C’è però una differen­za sostanziale da an­notare.

Il mercato delle organizza­zioni non profit appare più assimila­bile a quello delle famiglie che a quel­lo delle imprese tradizionali: nume­ro elevato dei soggetti, spesso di di­mensioni economiche molto picco­le, e importi medi delle esposizioni assai ridotte: meno di 500mila euro come media totale, mentre solo il 13% dei prestiti al non profit supera tale valore e il 55% resta inferiore ai 100mila euro. Ma, soprattutto, signi­ficativi sono i dati sui crediti che fi­niscono in sofferenza, i quali evi­denziano in modo netto la minore ri­schiosità delle realtà del Terzo setto­re: a giugno 2010 il rapporto tra sof­ferenze e prestiti bancari non rag­giungeva il 3,5%, decisamente più vi­cino al poco sopra il 3% delle fami­glie consumatrici piuttosto che al va­lore superiore al 5% delle imprese non finanziarie.

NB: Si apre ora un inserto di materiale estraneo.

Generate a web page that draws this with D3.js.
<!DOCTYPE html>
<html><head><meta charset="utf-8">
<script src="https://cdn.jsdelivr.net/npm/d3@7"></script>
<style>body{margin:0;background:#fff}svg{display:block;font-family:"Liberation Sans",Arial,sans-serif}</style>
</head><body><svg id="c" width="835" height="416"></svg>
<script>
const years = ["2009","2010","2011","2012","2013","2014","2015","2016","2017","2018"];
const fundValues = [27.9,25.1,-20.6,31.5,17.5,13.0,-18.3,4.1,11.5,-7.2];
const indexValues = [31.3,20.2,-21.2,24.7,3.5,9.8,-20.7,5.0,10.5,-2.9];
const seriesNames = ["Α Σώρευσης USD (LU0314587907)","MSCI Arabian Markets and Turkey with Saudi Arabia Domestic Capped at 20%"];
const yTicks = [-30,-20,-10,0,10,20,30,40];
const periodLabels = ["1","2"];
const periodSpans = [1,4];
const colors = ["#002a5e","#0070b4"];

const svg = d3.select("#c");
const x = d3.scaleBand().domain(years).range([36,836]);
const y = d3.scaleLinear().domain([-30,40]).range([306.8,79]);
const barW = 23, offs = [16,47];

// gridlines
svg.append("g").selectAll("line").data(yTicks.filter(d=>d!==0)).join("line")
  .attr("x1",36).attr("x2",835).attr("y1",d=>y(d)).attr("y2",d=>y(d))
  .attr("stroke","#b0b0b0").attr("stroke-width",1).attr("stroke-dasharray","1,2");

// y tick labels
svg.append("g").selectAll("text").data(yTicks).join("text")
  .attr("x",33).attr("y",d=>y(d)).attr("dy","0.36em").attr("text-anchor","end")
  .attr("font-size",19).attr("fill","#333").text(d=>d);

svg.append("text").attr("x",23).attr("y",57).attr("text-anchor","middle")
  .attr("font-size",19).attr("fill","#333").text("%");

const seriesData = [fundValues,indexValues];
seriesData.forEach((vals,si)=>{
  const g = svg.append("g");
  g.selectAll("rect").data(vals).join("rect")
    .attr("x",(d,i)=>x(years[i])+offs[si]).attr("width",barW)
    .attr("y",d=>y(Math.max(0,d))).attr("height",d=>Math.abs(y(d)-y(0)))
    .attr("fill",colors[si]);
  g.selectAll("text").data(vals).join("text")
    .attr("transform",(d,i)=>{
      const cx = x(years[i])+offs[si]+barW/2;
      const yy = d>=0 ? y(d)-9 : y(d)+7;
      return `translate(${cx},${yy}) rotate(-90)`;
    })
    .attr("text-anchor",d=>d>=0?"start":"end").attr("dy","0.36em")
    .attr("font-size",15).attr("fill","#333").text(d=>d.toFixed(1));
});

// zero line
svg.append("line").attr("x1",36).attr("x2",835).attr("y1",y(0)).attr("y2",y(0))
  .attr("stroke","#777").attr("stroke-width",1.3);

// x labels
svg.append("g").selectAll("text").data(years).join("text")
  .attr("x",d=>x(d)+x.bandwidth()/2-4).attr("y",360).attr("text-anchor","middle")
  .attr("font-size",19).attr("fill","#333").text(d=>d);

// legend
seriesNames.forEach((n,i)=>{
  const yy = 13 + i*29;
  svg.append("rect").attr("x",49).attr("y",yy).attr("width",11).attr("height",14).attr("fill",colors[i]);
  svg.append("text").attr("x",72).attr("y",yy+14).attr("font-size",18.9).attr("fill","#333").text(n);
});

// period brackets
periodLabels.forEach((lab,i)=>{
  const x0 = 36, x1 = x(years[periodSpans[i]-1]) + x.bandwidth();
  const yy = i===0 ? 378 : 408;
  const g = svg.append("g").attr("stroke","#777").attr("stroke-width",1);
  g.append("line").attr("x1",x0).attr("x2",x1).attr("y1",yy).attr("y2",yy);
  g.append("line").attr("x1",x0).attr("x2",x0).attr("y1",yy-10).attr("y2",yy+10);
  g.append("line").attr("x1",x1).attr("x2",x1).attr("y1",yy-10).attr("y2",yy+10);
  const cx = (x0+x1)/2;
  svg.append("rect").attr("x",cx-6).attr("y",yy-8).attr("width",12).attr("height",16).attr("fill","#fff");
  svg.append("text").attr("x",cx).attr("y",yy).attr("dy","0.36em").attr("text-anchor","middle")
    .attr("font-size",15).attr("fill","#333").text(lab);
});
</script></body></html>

Sono cifre confermate, anzi miglio­rate, da alcuni singoli istituti: secon­do Banca Popolare Etica, il primo o­peratore bancario nato solo per fi­nanziare il Terzo settore, al 31 di­cembre 2010 il peso sul totale degli impieghi delle sofferenze lorde e de­gli incagli era pari rispettivamente a 1,29% e 2,68%, valori che diventano ancor più bassi limitatamente alle cooperative sociali.

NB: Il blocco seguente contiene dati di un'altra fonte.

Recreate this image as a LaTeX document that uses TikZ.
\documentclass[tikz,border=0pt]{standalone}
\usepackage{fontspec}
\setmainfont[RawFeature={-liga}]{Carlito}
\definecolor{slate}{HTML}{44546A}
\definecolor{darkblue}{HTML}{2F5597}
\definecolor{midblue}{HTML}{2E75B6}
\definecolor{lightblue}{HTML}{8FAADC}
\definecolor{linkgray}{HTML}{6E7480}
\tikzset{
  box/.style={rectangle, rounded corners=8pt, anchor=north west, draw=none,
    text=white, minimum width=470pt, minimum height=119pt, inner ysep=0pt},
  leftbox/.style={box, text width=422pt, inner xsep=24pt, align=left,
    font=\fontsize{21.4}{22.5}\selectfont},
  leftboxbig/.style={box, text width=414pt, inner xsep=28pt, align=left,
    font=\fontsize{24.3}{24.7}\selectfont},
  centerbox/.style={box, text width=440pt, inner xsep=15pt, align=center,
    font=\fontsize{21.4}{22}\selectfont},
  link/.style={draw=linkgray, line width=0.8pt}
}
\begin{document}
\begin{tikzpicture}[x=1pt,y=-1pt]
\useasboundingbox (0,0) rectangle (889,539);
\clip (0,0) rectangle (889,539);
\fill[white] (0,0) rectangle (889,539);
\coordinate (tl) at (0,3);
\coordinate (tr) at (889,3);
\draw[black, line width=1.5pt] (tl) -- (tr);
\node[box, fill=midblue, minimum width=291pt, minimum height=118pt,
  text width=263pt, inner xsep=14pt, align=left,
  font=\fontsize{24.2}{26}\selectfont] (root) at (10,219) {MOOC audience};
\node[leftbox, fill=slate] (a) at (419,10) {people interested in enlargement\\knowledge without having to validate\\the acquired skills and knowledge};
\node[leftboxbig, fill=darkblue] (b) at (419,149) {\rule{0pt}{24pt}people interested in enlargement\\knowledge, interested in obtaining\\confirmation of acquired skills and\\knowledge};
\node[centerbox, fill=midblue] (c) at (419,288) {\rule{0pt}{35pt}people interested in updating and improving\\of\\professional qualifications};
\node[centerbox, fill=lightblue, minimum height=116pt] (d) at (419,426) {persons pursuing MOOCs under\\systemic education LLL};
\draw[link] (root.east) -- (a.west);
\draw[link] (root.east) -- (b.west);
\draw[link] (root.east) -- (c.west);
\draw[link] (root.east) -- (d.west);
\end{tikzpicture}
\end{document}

Insomma, le organizzazioni non pro­fit sono dei clienti-modello: chiedo­no dei prestiti più bassi e li rimbor­sano con più facilità. Si tratta di un mondo variegato, al suo interno: si distinguono gli enti religiosi che, se­condo gli ultimi dati ufficiali di Via Nazionale, risalenti a giugno 2010, a­vevano esposizioni verso le banche per 2,1 miliardi di euro (ripartiti fra 4 .700 soggetti); seguono poi le coo­perative sociali con 1,6 miliardi (fra 4.100 soggetti) e le altre istituzioni senza scopo di lucro con 7 miliardi divisi fra 13mila unità. Nel comples­so, le esposizioni ammontano a 10,7 miliardi, pari appena allo 0,6% del mercato del credito in generale (che arriva al 2% se si som­mano le cooperative non finanziarie che, però, generalmente non sono incluse nel­le statistiche del non profit).

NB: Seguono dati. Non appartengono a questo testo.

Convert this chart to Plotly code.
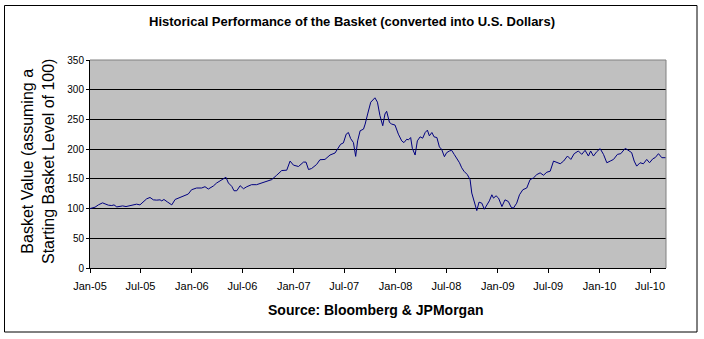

Peraltro, il credito al non profit è cresciuto molto nell’ultimo de­cennio, secondo solo a quello delle famiglie: fatta base cento a giu­gno 2001, nove anni dopo è arrivato a un indice di 240, quindi è più che raddoppiato. Le banche mag­giori hanno come clienti il 50% del­le organizzazioni non profit, mentre un ruolo di spicco è ricoperto dalle Bcc, le banche di credito cooperati­vo, che da sole assorbono il 12% cir­ca di tale clientela. Anche il costo del credito – ovvero i tassi d’interesse praticati al Terzo settore – appare in linea con la media di mercato, con la differenza di quasi un punto percen­tuale a favore del non profit per i fi­nanziamenti a breve termine, dove il tasso a giugno 2010 si attestava poco sopra il 4%, e un leggero sovra-costo invece per il medio e lungo termine, che superava di poco il 3%.